== Data ==
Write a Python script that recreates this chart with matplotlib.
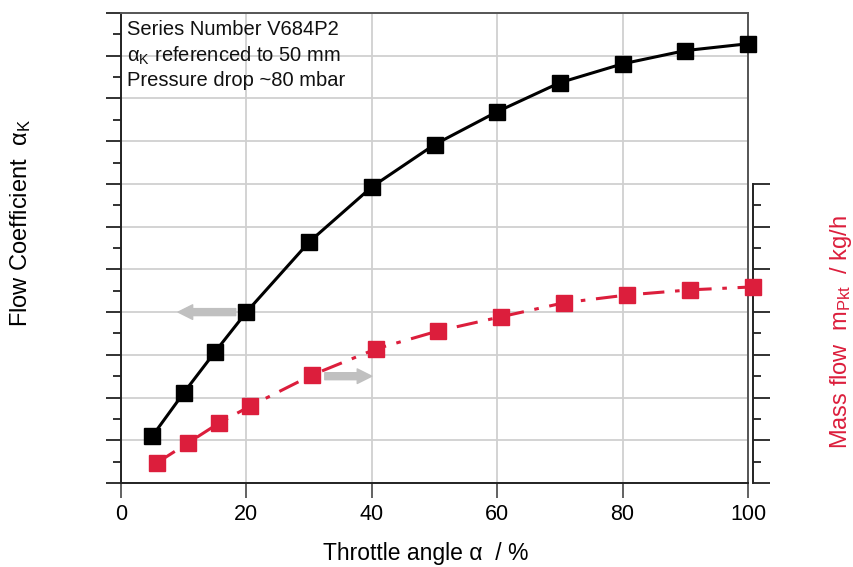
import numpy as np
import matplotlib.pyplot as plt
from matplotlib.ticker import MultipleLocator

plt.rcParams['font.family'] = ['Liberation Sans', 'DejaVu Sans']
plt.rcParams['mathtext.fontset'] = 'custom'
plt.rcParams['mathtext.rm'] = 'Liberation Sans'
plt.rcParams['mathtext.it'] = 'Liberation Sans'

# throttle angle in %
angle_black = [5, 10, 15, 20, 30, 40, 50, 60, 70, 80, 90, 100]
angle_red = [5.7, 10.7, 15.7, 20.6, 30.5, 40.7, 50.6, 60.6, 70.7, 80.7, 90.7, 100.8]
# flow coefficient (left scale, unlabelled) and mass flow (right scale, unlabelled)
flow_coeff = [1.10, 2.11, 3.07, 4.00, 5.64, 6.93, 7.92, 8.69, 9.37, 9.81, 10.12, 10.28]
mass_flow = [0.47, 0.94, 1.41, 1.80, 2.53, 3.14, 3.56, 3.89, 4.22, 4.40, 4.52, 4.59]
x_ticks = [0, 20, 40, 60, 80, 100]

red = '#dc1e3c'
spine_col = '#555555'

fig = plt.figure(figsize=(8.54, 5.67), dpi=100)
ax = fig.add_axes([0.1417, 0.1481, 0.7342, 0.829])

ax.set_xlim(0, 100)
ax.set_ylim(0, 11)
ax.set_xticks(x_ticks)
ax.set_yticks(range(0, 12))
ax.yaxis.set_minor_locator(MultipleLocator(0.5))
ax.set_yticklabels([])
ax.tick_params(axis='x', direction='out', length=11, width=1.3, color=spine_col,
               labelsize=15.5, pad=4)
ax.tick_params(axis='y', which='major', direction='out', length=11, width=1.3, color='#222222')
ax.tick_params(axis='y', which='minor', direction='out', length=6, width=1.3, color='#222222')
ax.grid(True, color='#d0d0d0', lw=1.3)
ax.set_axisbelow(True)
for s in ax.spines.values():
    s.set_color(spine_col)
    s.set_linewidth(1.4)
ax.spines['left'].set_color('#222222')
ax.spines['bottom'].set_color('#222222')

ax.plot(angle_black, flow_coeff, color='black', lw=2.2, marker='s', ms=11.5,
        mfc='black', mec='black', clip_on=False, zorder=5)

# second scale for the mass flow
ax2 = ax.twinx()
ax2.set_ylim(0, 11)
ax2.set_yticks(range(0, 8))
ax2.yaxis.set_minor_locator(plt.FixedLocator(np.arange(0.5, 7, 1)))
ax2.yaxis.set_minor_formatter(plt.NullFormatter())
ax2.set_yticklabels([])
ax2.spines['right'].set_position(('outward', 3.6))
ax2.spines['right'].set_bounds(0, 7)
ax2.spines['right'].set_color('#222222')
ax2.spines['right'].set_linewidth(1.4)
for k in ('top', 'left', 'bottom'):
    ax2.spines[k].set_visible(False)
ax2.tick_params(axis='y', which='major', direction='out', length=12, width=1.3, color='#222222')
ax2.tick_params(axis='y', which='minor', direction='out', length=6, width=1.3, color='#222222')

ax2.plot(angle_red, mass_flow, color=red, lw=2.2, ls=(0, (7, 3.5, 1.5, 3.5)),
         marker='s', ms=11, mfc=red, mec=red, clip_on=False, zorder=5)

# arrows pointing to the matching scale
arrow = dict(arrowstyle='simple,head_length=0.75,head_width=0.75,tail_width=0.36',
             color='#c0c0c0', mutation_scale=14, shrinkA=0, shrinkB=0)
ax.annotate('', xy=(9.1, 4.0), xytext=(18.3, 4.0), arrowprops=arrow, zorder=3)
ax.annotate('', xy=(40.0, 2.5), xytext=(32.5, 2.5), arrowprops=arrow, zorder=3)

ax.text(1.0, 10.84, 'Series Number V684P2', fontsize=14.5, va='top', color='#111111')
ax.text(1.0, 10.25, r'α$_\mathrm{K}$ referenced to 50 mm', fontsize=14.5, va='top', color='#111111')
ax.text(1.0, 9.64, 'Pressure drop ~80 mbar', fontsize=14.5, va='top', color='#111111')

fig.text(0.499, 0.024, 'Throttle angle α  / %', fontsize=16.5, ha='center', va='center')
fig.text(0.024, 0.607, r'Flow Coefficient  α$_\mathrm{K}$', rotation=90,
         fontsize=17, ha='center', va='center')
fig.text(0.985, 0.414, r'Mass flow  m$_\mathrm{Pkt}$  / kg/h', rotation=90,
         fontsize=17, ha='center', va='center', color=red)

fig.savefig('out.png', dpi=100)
===
From the listing, extract all text exactly as given and drop any picture.

Write a Python script that recreates this chart with matplotlib.
import numpy as np
import matplotlib.pyplot as plt
from matplotlib.ticker import MultipleLocator

plt.rcParams['font.family'] = ['Liberation Sans', 'DejaVu Sans']
plt.rcParams['mathtext.fontset'] = 'custom'
plt.rcParams['mathtext.rm'] = 'Liberation Sans'
plt.rcParams['mathtext.it'] = 'Liberation Sans'

# throttle angle in %
angle_black = [5, 10, 15, 20, 30, 40, 50, 60, 70, 80, 90, 100]
angle_red = [5.7, 10.7, 15.7, 20.6, 30.5, 40.7, 50.6, 60.6, 70.7, 80.7, 90.7, 100.8]
# flow coefficient (left scale, unlabelled) and mass flow (right scale, unlabelled)
flow_coeff = [1.10, 2.11, 3.07, 4.00, 5.64, 6.93, 7.92, 8.69, 9.37, 9.81, 10.12, 10.28]
mass_flow = [0.47, 0.94, 1.41, 1.80, 2.53, 3.14, 3.56, 3.89, 4.22, 4.40, 4.52, 4.59]
x_ticks = [0, 20, 40, 60, 80, 100]

red = '#dc1e3c'
spine_col = '#555555'

fig = plt.figure(figsize=(8.54, 5.67), dpi=100)
ax = fig.add_axes([0.1417, 0.1481, 0.7342, 0.829])

ax.set_xlim(0, 100)
ax.set_ylim(0, 11)
ax.set_xticks(x_ticks)
ax.set_yticks(range(0, 12))
ax.yaxis.set_minor_locator(MultipleLocator(0.5))
ax.set_yticklabels([])
ax.tick_params(axis='x', direction='out', length=11, width=1.3, color=spine_col,
               labelsize=15.5, pad=4)
ax.tick_params(axis='y', which='major', direction='out', length=11, width=1.3, color='#222222')
ax.tick_params(axis='y', which='minor', direction='out', length=6, width=1.3, color='#222222')
ax.grid(True, color='#d0d0d0', lw=1.3)
ax.set_axisbelow(True)
for s in ax.spines.values():
    s.set_color(spine_col)
    s.set_linewidth(1.4)
ax.spines['left'].set_color('#222222')
ax.spines['bottom'].set_color('#222222')

ax.plot(angle_black, flow_coeff, color='black', lw=2.2, marker='s', ms=11.5,
        mfc='black', mec='black', clip_on=False, zorder=5)

# second scale for the mass flow
ax2 = ax.twinx()
ax2.set_ylim(0, 11)
ax2.set_yticks(range(0, 8))
ax2.yaxis.set_minor_locator(plt.FixedLocator(np.arange(0.5, 7, 1)))
ax2.yaxis.set_minor_formatter(plt.NullFormatter())
ax2.set_yticklabels([])
ax2.spines['right'].set_position(('outward', 3.6))
ax2.spines['right'].set_bounds(0, 7)
ax2.spines['right'].set_color('#222222')
ax2.spines['right'].set_linewidth(1.4)
for k in ('top', 'left', 'bottom'):
    ax2.spines[k].set_visible(False)
ax2.tick_params(axis='y', which='major', direction='out', length=12, width=1.3, color='#222222')
ax2.tick_params(axis='y', which='minor', direction='out', length=6, width=1.3, color='#222222')

ax2.plot(angle_red, mass_flow, color=red, lw=2.2, ls=(0, (7, 3.5, 1.5, 3.5)),
         marker='s', ms=11, mfc=red, mec=red, clip_on=False, zorder=5)

# arrows pointing to the matching scale
arrow = dict(arrowstyle='simple,head_length=0.75,head_width=0.75,tail_width=0.36',
             color='#c0c0c0', mutation_scale=14, shrinkA=0, shrinkB=0)
ax.annotate('', xy=(9.1, 4.0), xytext=(18.3, 4.0), arrowprops=arrow, zorder=3)
ax.annotate('', xy=(40.0, 2.5), xytext=(32.5, 2.5), arrowprops=arrow, zorder=3)

ax.text(1.0, 10.84, 'Series Number V684P2', fontsize=14.5, va='top', color='#111111')
ax.text(1.0, 10.25, r'α$_\mathrm{K}$ referenced to 50 mm', fontsize=14.5, va='top', color='#111111')
ax.text(1.0, 9.64, 'Pressure drop ~80 mbar', fontsize=14.5, va='top', color='#111111')

fig.text(0.499, 0.024, 'Throttle angle α  / %', fontsize=16.5, ha='center', va='center')
fig.text(0.024, 0.607, r'Flow Coefficient  α$_\mathrm{K}$', rotation=90,
         fontsize=17, ha='center', va='center')
fig.text(0.985, 0.414, r'Mass flow  m$_\mathrm{Pkt}$  / kg/h', rotation=90,
         fontsize=17, ha='center', va='center', color=red)

fig.savefig('out.png', dpi=100)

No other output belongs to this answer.